Several people remark on the fact that his eyes seem to follow one around the room. The fact is that any subject who's painted looking directly at the painter will appear to follow viewers with his or her gaze. The adult figures in the two nearby Rembrandts do the same, but no-one remarks it. I know the secret, of course; The Laughing Cavalier stands out in this regard because as they walk away they keep looking back at him.
I strike up a conversation with a man who's nearly as taken with the Cavalier as I am. “I tried to tell myself I wasn't coming here today just to see this,” he says, “and then Voom! ” He pantomimes himself making a beeline for the Great Gallery. We discuss the composition of the painting and how the eye is led around it and always back to the face, framed by that rakish black hat.
I stay probably half an hour, then reluctantly tear myself away again, promising, as I do every time, that I'll be back again to see him.”
And of course I did go back, and thanks for indulging my deep love of a 400-year-old man this time – I’ll talk about some of the other Wallace wonders in a future installment.

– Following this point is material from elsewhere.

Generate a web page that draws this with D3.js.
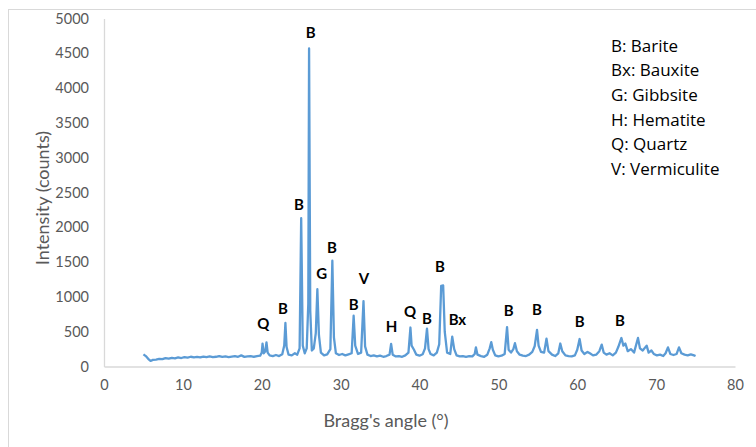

*At the Victoria & Albert – the National Museum of Design – the request is famously less discreet, as guards stand by the perspex donations boxes and glare at you, daring you not to empty your pockets. If you can’t afford a donation, here’s the way to avoid them: turn left as soon as you come in the main entrance, and proceed down to the toilets. You’re going to be there several hours, so you’ll be glad you stopped. When you come out again, angle sharply to the left as you come up the stairs, and pass behind the pillars, boxes, and guards. It can’t be said I haven’t learnt to live here cheaply.